An ordinance establishing a new animal abuse registry sailed through Cook County’s Law Enforcement Committee Tuesday morning, with the only public opposition coming from Tanya Triche of the Illinois Retail Merchants Association (IRMA).
The ordinance, spearheaded by Commissioner John Fritchey, calls for the establishment of a registry to be run by the Sheriff’s Office listing the names and addresses of convicted abusers. The ordinance would require pet shops, shelters and rescues to check the registry prior to selling or adopting out an animal to any individual, and prevents abusers from buying or adopting pets for 15 years after their conviction.
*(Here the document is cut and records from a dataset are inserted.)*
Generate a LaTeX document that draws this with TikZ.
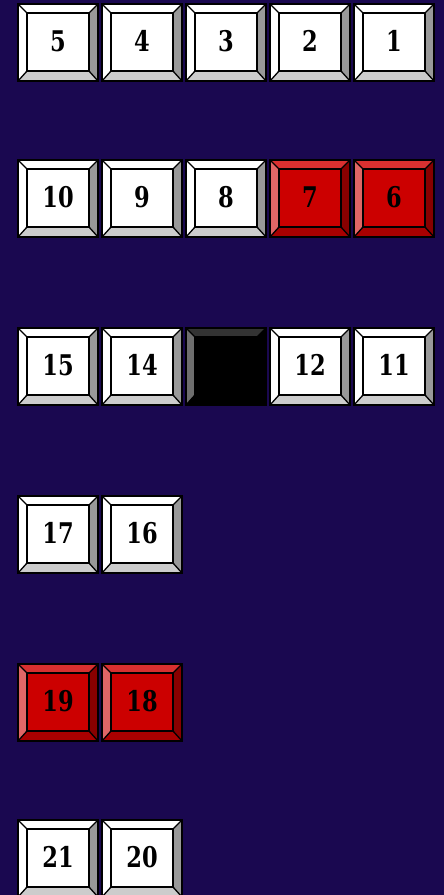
\documentclass[tikz,border=0pt]{standalone}
\usepackage{fontspec}
\newfontfamily\digfont{DejaVu Serif}
\definecolor{bg}{HTML}{1A0850}
\definecolor{wface}{HTML}{FFFFFF}
\definecolor{wtop}{HTML}{FFFFFF}
\definecolor{wleft}{HTML}{FFFFFF}
\definecolor{wright}{HTML}{999999}
\definecolor{wbottom}{HTML}{CCCCCC}
\definecolor{rface}{HTML}{CC0000}
\definecolor{rtop}{HTML}{D83030}
\definecolor{rleft}{HTML}{E06666}
\definecolor{rright}{HTML}{880000}
\definecolor{rbottom}{HTML}{A80000}
\definecolor{kface}{HTML}{000000}
\definecolor{ktop}{HTML}{333333}
\definecolor{kleft}{HTML}{6E6E6E}
\definecolor{kright}{HTML}{000000}
\definecolor{kbottom}{HTML}{000000}
\tikzset{
  edge/.style={draw=black, line width=1.3pt, line join=miter},
  lbl/.style={font=\digfont\bfseries\fontsize{25}{25}\selectfont, text=black, inner sep=0pt}
}
\newcommand\tile[4]{%
  \begin{scope}[shift={(#1,#2)}]
    \fill[#4face] (0,0) rectangle (80,77);
    \fill[#4top] (0,0) -- (80,0) -- (71,9) -- (9,9) -- cycle;
    \fill[#4left] (0,0) -- (9,9) -- (9,67) -- (0,77) -- cycle;
    \fill[#4right] (80,0) -- (80,77) -- (71,67) -- (71,9) -- cycle;
    \fill[#4bottom] (0,77) -- (80,77) -- (71,67) -- (9,67) -- cycle;
    \draw[edge] (0,0) rectangle (80,77);
    \draw[edge] (9,9) rectangle (71,67);
    \draw[edge] (0,0) -- (9,9) (80,0) -- (71,9) (0,77) -- (9,67) (80,77) -- (71,67);
    \node[lbl] (t#3) at (40,37) {\scalebox{0.9}[1.14]{#3}};
  \end{scope}}
\newcommand\blanktile[3]{%
  \begin{scope}[shift={(#1,#2)}]
    \fill[#3face] (0,0) rectangle (80,77);
    \fill[#3top] (0,0) -- (80,0) -- (71,9) -- (9,9) -- cycle;
    \fill[#3left] (0,0) -- (9,9) -- (9,67) -- (0,77) -- cycle;
    \fill[#3right] (80,0) -- (80,77) -- (71,67) -- (71,9) -- cycle;
    \fill[#3bottom] (0,77) -- (80,77) -- (71,67) -- (9,67) -- cycle;
    \draw[edge] (0,0) rectangle (80,77);
    \draw[edge] (9,9) rectangle (71,67);
    \draw[edge] (0,0) -- (9,9) (80,0) -- (71,9) (0,77) -- (9,67) (80,77) -- (71,67);
  \end{scope}}
\begin{document}
\begin{tikzpicture}[x=1pt,y=-1pt]
\useasboundingbox (0,0) rectangle (444,895);
\clip (0,0) rectangle (444,895);
\fill[bg] (0,0) rectangle (444,895);
% row 1
\tile{18}{4}{5}{w}
\tile{102}{4}{4}{w}
\tile{186}{4}{3}{w}
\tile{270}{4}{2}{w}
\tile{354}{4}{1}{w}
% row 2
\tile{18}{160}{10}{w}
\tile{102}{160}{9}{w}
\tile{186}{160}{8}{w}
\tile{270}{160}{7}{r}
\tile{354}{160}{6}{r}
% row 3
\tile{18}{328}{15}{w}
\tile{102}{328}{14}{w}
\blanktile{186}{328}{k}
\tile{270}{328}{12}{w}
\tile{354}{328}{11}{w}
% row 4
\tile{18}{496}{17}{w}
\tile{102}{496}{16}{w}
% row 5
\tile{18}{664}{19}{r}
\tile{102}{664}{18}{r}
% row 6
\tile{18}{820}{21}{w}
\tile{102}{820}{20}{w}
\end{tikzpicture}
\end{document}
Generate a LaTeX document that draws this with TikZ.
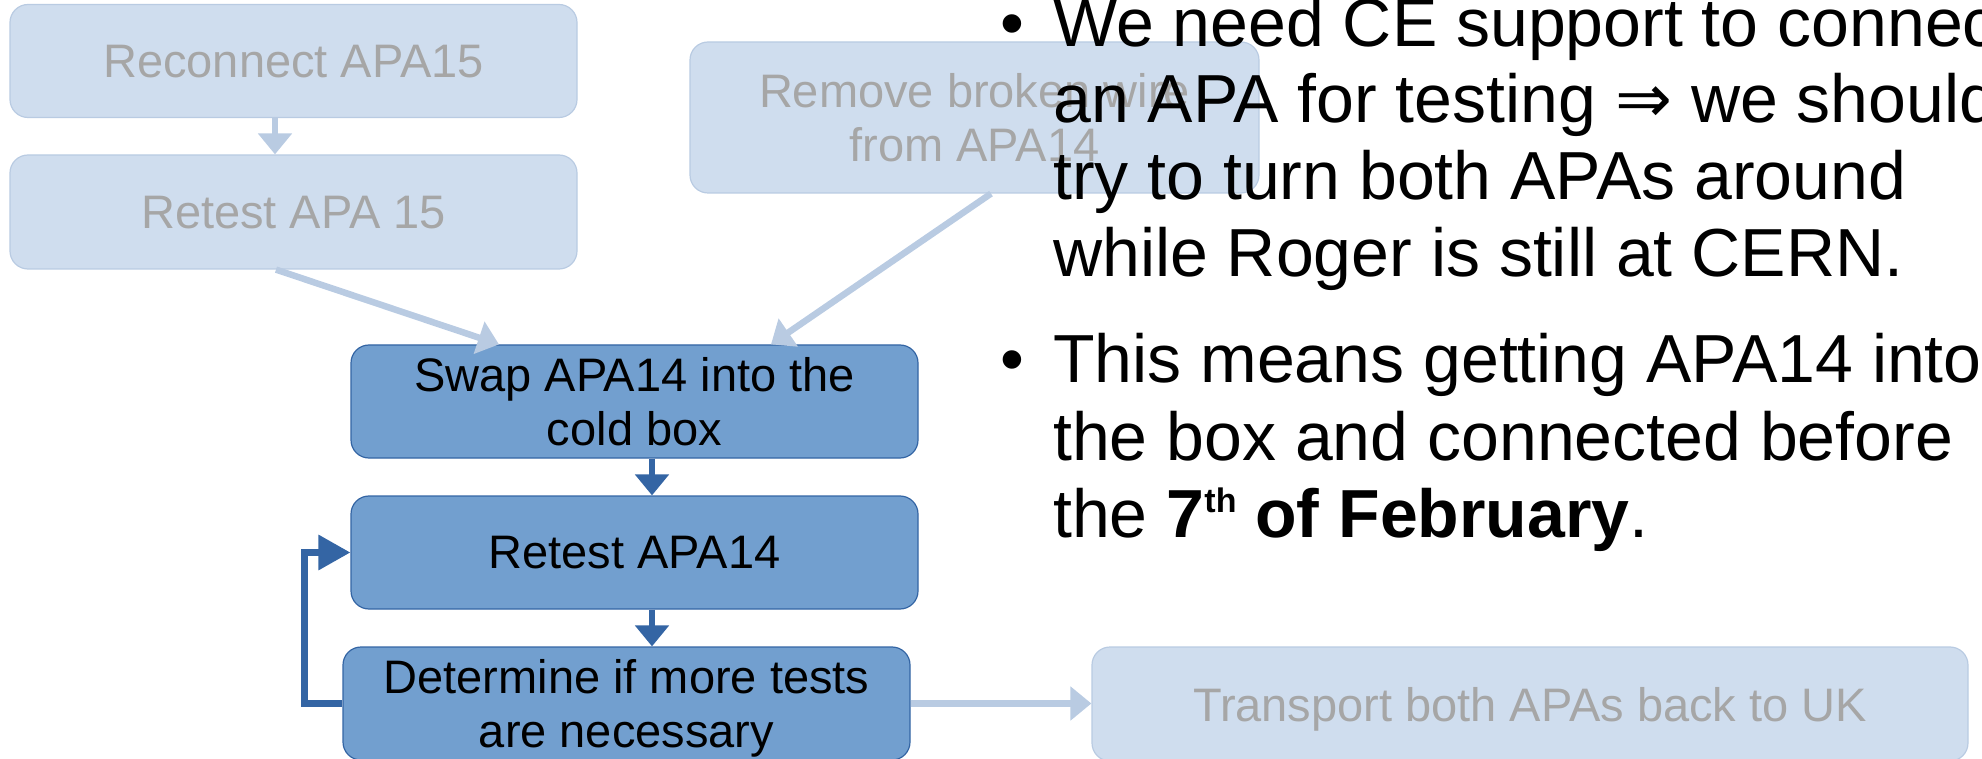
\documentclass[tikz,border=0pt]{standalone}
\usepackage{fontspec}
\setmainfont{Liberation Sans}
\newfontfamily\symfont{DejaVu Sans}
\usetikzlibrary{arrows.meta,calc}
\definecolor{lightfill}{HTML}{CFDDEE}
\definecolor{lightline}{HTML}{B9CBE2}
\definecolor{lighttext}{HTML}{A6A6A6}
\definecolor{darkfill}{HTML}{729FCF}
\definecolor{darkline}{HTML}{3465A4}
\tikzset{
  boxbase/.style={rectangle, rounded corners=18pt, inner sep=0pt, align=center,
    font=\fontsize{47}{54}\selectfont, line width=1.2pt, text depth=0pt},
  lightbox/.style={boxbase, fill=lightfill, draw=lightline, text=lighttext},
  darkbox/.style={boxbase, fill=darkfill, draw=darkline, text=black},
  lightarrow/.style={draw=lightline, line width=6.5pt, -{Triangle[width=33pt,length=21pt]}},
  darkarrow/.style={draw=darkline, line width=6.5pt, -{Triangle[width=33pt,length=21pt]}},
  looparrow/.style={draw=darkline, line width=6.5pt, -{Triangle[width=34pt,length=32pt]}},
  bullettext/.style={anchor=base west, inner sep=0pt, font=\fontsize{68}{77}\selectfont}
}
\begin{document}
\begin{tikzpicture}[x=1pt,y=-1pt]
\useasboundingbox (0,0) rectangle (1982,759);
% light boxes
\node[lightbox, minimum width=567pt, minimum height=113pt] (rec) at (293.5,61) {Reconnect APA15};
\node[lightbox, minimum width=567pt, minimum height=114pt] (r15) at (293.5,212) {Retest APA 15};
\node[lightbox, minimum width=569pt, minimum height=151pt] (rem) at (974.5,117.5) {Remove broken wire\\from APA14};
\node[lightbox, minimum width=876pt, minimum height=114pt] (trans) at (1530,704) {Transport both APAs back to UK};
% dark boxes
\node[darkbox, minimum width=567pt, minimum height=113pt] (swap) at (634.5,401.5) {Swap APA14 into the\\cold box};
\node[darkbox, minimum width=567pt, minimum height=113pt] (r14) at (634.5,552.5) {Retest APA14};
\node[darkbox, minimum width=567pt, minimum height=113pt] (det) at (626.5,703.5) {Determine if more tests\\are necessary};
% connectors
\draw[lightarrow] ([xshift=-18.5pt]rec.south) -- ([xshift=-18.5pt]r15.north);
\draw[lightarrow] ([xshift=-17.5pt]r15.south) -- ([xshift=-135.5pt]swap.north);
\draw[lightarrow] ([xshift=16.5pt]rem.south) -- ([xshift=136.5pt]swap.north);
\draw[darkarrow] ([xshift=17.5pt]swap.south) -- ([xshift=17.5pt]r14.north);
\draw[darkarrow] ([xshift=17.5pt]r14.south) -- ([xshift=25.5pt]det.north);
\draw[looparrow] (det.west) -- ++(-38,0) |- (r14.west);
\draw[lightarrow] (det.east) -- (trans.west |- det.east);
% bullet text
\node[bullettext] (b1) at (1000,47) {•};
\node[bullettext] (l1) at (1053,47) {We need CE support to connect};
\node[bullettext] (l2) at (1053,123) {an APA for testing {\symfont ⇒} we should};
\node[bullettext] (l3) at (1053,200) {try to turn both APAs around};
\node[bullettext] (l4) at (1053,277) {while Roger is still at CERN.};
\node[bullettext] (b2) at (1000,383) {•};
\node[bullettext] (m1) at (1053,383) {This means getting APA14 into};
\node[bullettext] (m2) at (1053,460) {the box and connected before};
\node[bullettext] (m3) at (1053,537) {the \textbf{7\raisebox{25pt}{\fontsize{34}{34}\selectfont th} of February}.};
\end{tikzpicture}
\end{document}
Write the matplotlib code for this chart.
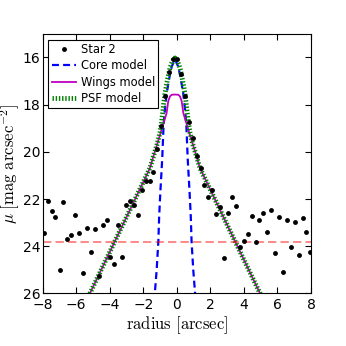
import matplotlib
matplotlib.use('Agg')
import matplotlib.pyplot as plt

plt.rcParams['mathtext.fontset'] = 'cm'
plt.rcParams['lines.scale_dashes'] = False
plt.rcParams['xtick.direction'] = 'in'
plt.rcParams['ytick.direction'] = 'in'
plt.rcParams['xtick.top'] = True
plt.rcParams['ytick.right'] = True

# Star 2 profile (radius in arcsec, surface brightness in mag/arcsec^2)
star_r = [-7.92, -7.70, -7.46, -7.23, -6.99, -6.77, -6.53, -6.29, -6.06, -5.82,
          -5.60, -5.36, -5.12, -4.88, -4.66, -4.42, -4.18, -3.96, -3.73, -3.49,
          -3.25, -3.03, -2.79, -2.56, -2.32, -2.09, -1.86, -1.62, -1.39, -1.16,
          -0.92, -0.70, -0.47, -0.23, 0.01, 0.25, 0.49, 0.71, 0.95, 1.18,
          1.42, 1.64, 1.88, 2.11, 2.34, 2.57, 2.83, 3.05, 3.27, 3.51,
          3.75, 3.99, 4.22, 4.46, 4.70, 4.92, 5.15, 5.39, 5.63, 5.85,
          6.09, 6.33, 6.55, 6.79, 7.03, 7.27, 7.50, 7.72, 7.96]
star_mu = [23.43, 22.08, 22.52, 22.76, 25.02, 22.13, 23.70, 23.54, 22.66, 23.43,
           25.13, 23.22, 24.25, 23.26, 25.25, 23.11, 22.89, 24.46, 24.76, 23.10,
           24.46, 22.24, 22.07, 22.27, 22.68, 21.62, 21.22, 21.22, 20.87, 19.89,
           18.90, 17.65, 16.61, 16.08, 16.06, 16.72, 17.65, 18.72, 19.41, 20.16,
           20.70, 21.39, 21.91, 21.60, 22.62, 22.35, 24.51, 22.59, 21.91, 22.30,
           24.02, 23.77, 23.50, 22.71, 23.82, 22.88, 22.58, 23.41, 22.46, 24.30,
           22.76, 25.08, 22.90, 24.03, 22.99, 24.36, 22.82, 23.38, 24.24]

# core model
core_r = [-1.40, -1.31, -1.20, -1.10, -1.05, -0.98, -0.87, -0.79, -0.71, -0.60,
          -0.43, -0.31, -0.11, 0.09, 0.21, 0.38, 0.49, 0.57, 0.65, 0.76,
          0.83, 0.88, 0.98, 1.09, 1.18]
core_mu = [26.8, 26.0, 25.0, 23.8, 22.7, 21.7, 20.3, 18.9, 18.2, 17.5,
           16.8, 16.4, 16.07, 16.4, 16.8, 17.5, 18.2, 18.9, 20.3, 21.7,
           22.7, 23.8, 25.0, 26.0, 26.8]

# wings model
wings_r = [-5.51, -5.18, -1.60, -1.40, -1.16, -0.84, -0.61, -0.51, -0.41, -0.31,
           -0.11, 0.09, 0.19, 0.29, 0.39, 0.62, 0.94, 1.18, 1.38, 4.96, 5.29]
wings_mu = [26.5, 26.0, 20.69, 20.2, 19.65, 18.9, 18.36, 17.85, 17.65, 17.58,
            17.57, 17.58, 17.65, 17.85, 18.36, 18.9, 19.65, 20.2, 20.69, 26.0, 26.5]

# total PSF model
psf_r = [-5.51, -5.18, -1.60, -1.40, -1.16, -1.01, -0.91, -0.81, -0.71, -0.56,
         -0.41, -0.26, -0.11, 0.04, 0.19, 0.34, 0.49, 0.59, 0.69, 0.79,
         0.94, 1.18, 1.38, 4.96, 5.29]
psf_mu = [26.5, 26.0, 20.69, 20.2, 19.65, 19.2, 18.75, 18.15, 17.55, 16.95,
          16.45, 16.15, 16.02, 16.15, 16.45, 16.95, 17.55, 18.15, 18.75, 19.2,
          19.65, 20.2, 20.69, 26.0, 26.5]

sky_mu = 23.82

fig = plt.figure(figsize=(3.46, 3.46), dpi=100)
ax = fig.add_axes([0.123, 0.152, 0.776, 0.75])

ax.plot(star_r, star_mu, 'o', color='k', markersize=3.5, markeredgewidth=0, label='Star 2', zorder=5)
ax.plot(core_r, core_mu, color='b', lw=1.6, dashes=(5, 3), label='Core model')
ax.plot(wings_r, wings_mu, color='m', lw=1.3, label='Wings model')
ax.plot(psf_r, psf_mu, color='g', lw=3.5, dashes=(1, 1.3), label='PSF model')
ax.axhline(sky_mu, color='r', alpha=0.5, lw=1.3, dashes=(6, 3))

ax.set_xlim(-8, 8)
ax.set_ylim(26, 15)
ax.set_xticks(range(-8, 9, 2))
ax.set_yticks(range(16, 27, 2))
ax.tick_params(labelsize=10, length=4, width=0.8)
ax.tick_params(axis='x', pad=3)
ax.tick_params(axis='y', pad=1.5)

ax.set_xlabel(r'$\mathrm{radius\ [arcsec]}$', fontsize=12, labelpad=2)
ax.set_ylabel(r'$\mu\ [\mathrm{mag\ arcsec^{-2}}]$', fontsize=12, labelpad=0.5)

leg = ax.legend(loc='upper left', fontsize=8.3, numpoints=1, fancybox=False,
                framealpha=1, edgecolor='k', borderaxespad=0.5, borderpad=0.3,
                handlelength=2.1, handletextpad=0.4, labelspacing=0.28)
leg.get_frame().set_linewidth(0.8)

fig.savefig('out.png', dpi=100)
Those convicted of dog fighting, animal torture or aggravated cruelty would be required register their names and addresses with the Animal Abuser Registry, or face a fine up to $2,000 dollars. Shelters or shop owners who “knowingly” let registered abusers walk away with a pet would face fines as well. Fritchey says legislation for a statewide animal abuse registry is pending in Springfield, and given “significant evidence to show animal abusers often go to commit violent crimes against humans,” commissioners have a “societal interest” to vote in favor. The Sheriff’s Office estimates the registry would be up and running by the new year. It will not include names of those convicted of prior offenses, only those occurring after January 1, 2017.
IRMA’s Tanya Triche testified the move is “well intentioned, but doesn’t tackle core issue of keeping convicted animal abusers to getting access to animals.” She argued point of sale systems at pet shops and rescues often do not have internet access, and checking the 100,000 pets sold across the county each year, from goldfish to dogs, is burdensome. Refusal to sell might put retailers at risk of assault from angry customers.
Fritchey disputed those claims, and told fellow commissioners IRMA approached him about only including offenders against dogs, cats, and rabbits on the registry. Fritchey said he dismissed the idea, saying that would mean “If somebody set a guinea pig on fire, we would have no problem selling them a dog or cat.”
The ordinance is expected to pass the full Board of Commissioners later today.